Gamache’s long-time hitting coach could be the answer

Second baseman’s hitting coach of 15 years still an important part of his training

BRADENTON, Fla. — Heading into the new season, second baseman Dan Gamache is hoping that his long-time mentor can help be the difference for him this year.

Gamache was hitting with a bit of pop in his bat Tuesday afternoon as he took part in Pittsburgh Pirates minor league spring training camp in Brandenton, Fla.

Besides his parents being a huge help in getting him to where he is now – likely starting the season with the Bradenton Marauders of the Class-A Advanced Florida State League – Gamache praises the guidance that he has received from his hitting coach of 15 years.

“Definitely my parents putting in the hours driving everywhere, and I have a coach back home that I’ve been with since I was eight,” says Gamache. “His name is Jon Burke; he has a hitting facility out of Rhode Island.
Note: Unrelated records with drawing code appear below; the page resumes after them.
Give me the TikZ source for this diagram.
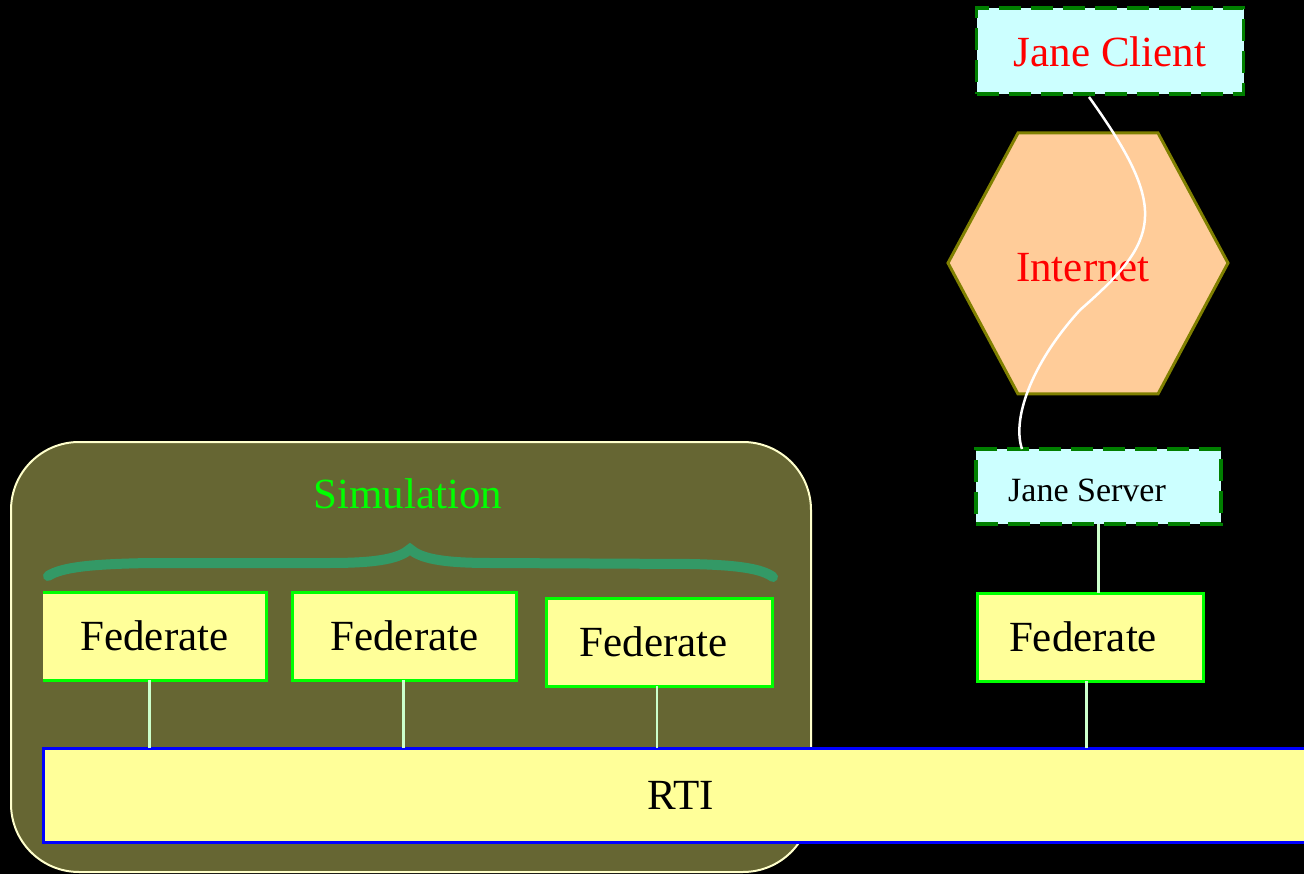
\documentclass[tikz,border=0pt]{standalone}
\usepackage{fontspec}
\setmainfont{Liberation Serif}
\usetikzlibrary{calc}
\definecolor{clientfill}{HTML}{CCFFFF}
\definecolor{dashgreen}{HTML}{007F00}
\definecolor{hexfill}{HTML}{FFCC99}
\definecolor{hexline}{HTML}{808000}
\definecolor{fedfill}{HTML}{FFFF99}
\definecolor{fedline}{HTML}{00FF00}
\definecolor{simfill}{HTML}{666633}
\definecolor{simline}{HTML}{FFFFCC}
\definecolor{bracecol}{HTML}{339966}
\definecolor{linkcol}{HTML}{CCFFCC}
\definecolor{rtiline}{HTML}{0000FF}
\newcommand\bigtxt{\fontsize{43}{48}\selectfont}
\newcommand\midtxt{\fontsize{34}{38}\selectfont}
\begin{document}
\begin{tikzpicture}[x=1pt,y=-1pt,
  box/.style={rectangle, inner sep=0pt, outer sep=0pt},
  janebox/.style={box, fill=clientfill, draw=dashgreen, line width=3.5pt, dash pattern=on 22pt off 10pt},
  fedbox/.style={box, fill=fedfill, draw=fedline, line width=3pt, minimum width=224pt, minimum height=88pt, font=\bigtxt},
  link/.style={draw=linkcol, line width=2.5pt},
  lbl/.style={inner sep=0pt, font=\bigtxt}]
\fill[black] (0,0) rectangle (1304,874);
\clip (0,0) rectangle (1304,874);
% simulation container
\draw[fill=simfill, draw=simline, line width=2pt, rounded corners=68pt] (11,442) rectangle (811,872);
\node[lbl, text=fedline] (simlbl) at (408,494) {Simulation};
% brace
\draw[bracecol, line width=10pt, line cap=round]
  (48,576) .. controls (62,567) and (92,564) .. (150,563) -- (330,563)
  .. controls (380,563) and (400,558) .. (410,549)
  .. controls (420,558) and (440,563) .. (490,563) -- (690,564)
  .. controls (740,565) and (762,569) .. (773,577);
% federates in simulation
\node[fedbox, draw=none] (f1) at (154.5,636) {Federate};
\draw[fedline, line width=3pt] (f1.north west) -- (f1.north east) -- (f1.south east) -- (f1.south west);
\node[fedbox] (f2) at (404.5,636) {Federate};
\node[fedbox, minimum width=226pt] (f3) at (659,642) {\hspace*{-10pt}Federate};
% RTI
\node[box, fill=fedfill, draw=rtiline, line width=3pt, minimum width=1275pt, minimum height=94pt, font=\bigtxt] (rti) at (680.5,795) {RTI};
% Jane side
\node[janebox, minimum width=267pt, minimum height=86pt] (client) at (1110,51) {};
\node[lbl, text=red] (clientlbl) at (1110,52) {Jane Client};
\filldraw[fill=hexfill, draw=hexline, line width=3pt]
  (1018,133) -- (1158,133) -- (1228,263) -- (1158,394) -- (1018,394) -- (948,263) -- cycle;
\node[lbl, text=red] (net) at (1083,268) {Internet};
\node[janebox, minimum width=245pt, minimum height=75pt] (server) at (1098.5,486.5) {};
\node[lbl, font=\midtxt] (serverlbl) at (1087,490) {Jane Server};
\node[fedbox, minimum width=226pt] (f4) at (1090.5,637) {\hspace*{-15pt}Federate};
% links
\draw[link] (server.south) -- (server.south |- f4.north);
\draw[link] ($(f4.south)+(-4,0)$) -- ($(f4.south |- rti.north)+(-4,0)$);
\draw[link] ($(f1.south)+(-5,0)$) -- ($(f1.south |- rti.north)+(-5,0)$);
\draw[link] ($(f2.south)+(-1,0)$) -- ($(f2.south |- rti.north)+(-1,0)$);
\draw[link] ($(f3.south)+(-2,0)$) -- ($(f3.south |- rti.north)+(-2,0)$);
% internet connection
\draw[white, line width=2.5pt] ($(client.south)+(-21,3)$)
  .. controls (1170,210) and (1160,240) .. (1080,310)
  .. controls (1030,365) and (1012,420) .. ($(server.north west)+(46,0)$);
\end{tikzpicture}
\end{document}
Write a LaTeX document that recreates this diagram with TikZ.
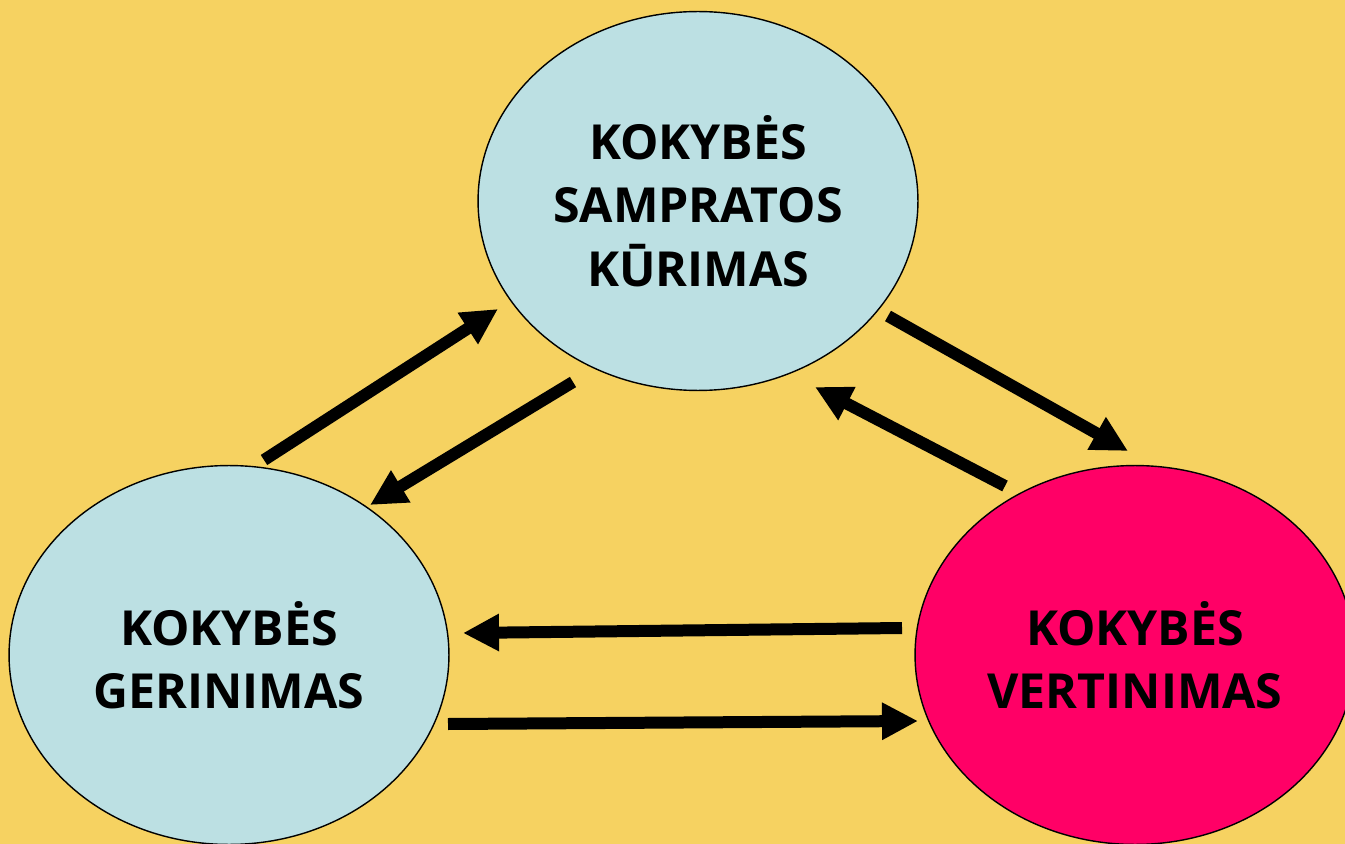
\documentclass[tikz,border=0pt]{standalone}
\usepackage{fontspec}
\setmainfont{Open Sans}
\usepackage{tikz}
\usetikzlibrary{shapes,arrows.meta}

\definecolor{bgyellow}{RGB}{246,210,97}
\definecolor{lightcyan}{RGB}{188,224,227}
\definecolor{hotpink}{RGB}{255,0,102}

\begin{document}
\begin{tikzpicture}[x=0.02cm,y=-0.02cm]
	\def \toprow{201}
	\def \botrow{655}
	\tikzstyle{q-node}=[ellipse,draw=black,line width=0.8pt,inner sep=0pt,minimum width=8.8cm,minimum height=7.58cm,align=center,font=\bfseries\fontsize{27.5}{36}\selectfont]
	\tikzstyle{thick-arr}=[line width=0.24cm,-{Triangle[length=0.72cm,width=0.7cm]}]
	% canvas
	\clip (0,0) rectangle (1345,844);
	\fill[bgyellow] (0,0) rectangle (1345,844);

	% the three stages
	\node[q-node,fill=lightcyan] (samp) at (698,\toprow) {KOKYBĖS\\SAMPRATOS\\KŪRIMAS};
	\node[q-node,fill=lightcyan] (ger)  at (229,\botrow) {KOKYBĖS\\GERINIMAS};
	\node[q-node,fill=hotpink]   (vert) at (1135,\botrow) {KOKYBĖS\\VERTINIMAS};

	% arrow ends
	\coordinate (g1) at (264,460);
	\coordinate (s1) at (498,309);
	\coordinate (s2) at (573,382);
	\coordinate (g2) at (370,505);
	\coordinate (s3) at (888,316);
	\coordinate (v3) at (1128,451);
	\coordinate (v4) at (1005,486);
	\coordinate (s4) at (815,387);
	\coordinate (v5) at (902,628);
	\coordinate (g5) at (463,633);
	\coordinate (g6) at (448,724);
	\coordinate (v6) at (918,721);

	\path
		(g1)	edge[thick-arr]	(s1)
		(s2)	edge[thick-arr]	(g2)
		%
		(s3)	edge[thick-arr]	(v3)
		(v4)	edge[thick-arr]	(s4)
		%
		(v5)	edge[thick-arr]	(g5)
		(g6)	edge[thick-arr]	(v6);
\end{tikzpicture}
\end{document}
It’s a very good facility. Mechanics-wise, he knows my swing better than anybody.”

The Newport, R.I., native received his first lesson from Burke before his age even reached double digits, when he attended an event that Burke was putting on for kids. Ultimately, it was Gamache’s father who was very impressed by what he saw from Burke and his teachings.

“I went to a clinic and my dad noticed that he really liked to work with the kids and he asked if he would teach me how to hit,” says Gamache. “Then he started his own business.”

Burke was a designated hitter and outfielder who spent his time playing college ball at the Community College of Rhode Island in 1992, where he lead the team with a .394 average, and with Florida’s Eckerd College where in his junior and senior years he led the school in hits. He also ranks among Eckerd’s top-five hitters of all time.

The majority of Burke’s professional playing time came in the Newport Sunset League. It was there that the future coach took home the league’s batting title four times. Burke now resides at the East Bay Baseball Academy, the facility that he founded and operates out of Bristol, RI.

For Gamache, this winter finally gave him the chance to get back to the facility.

“This off-season I had a chance to work there,” says the slugger. “It was the first off-season back home.”

Gamache’s hitting numbers over the past two seasons have not been ideal, including a .258 average last year, which could suggest why the middle infielder made sure to see Burke during the off-season.

He looks to improve his numbers and in the end he believes it could be the simplicities that will get him to where he wants to be.

“Just be ready every day, have a good mental approach and don’t take any at-bats off,” he said.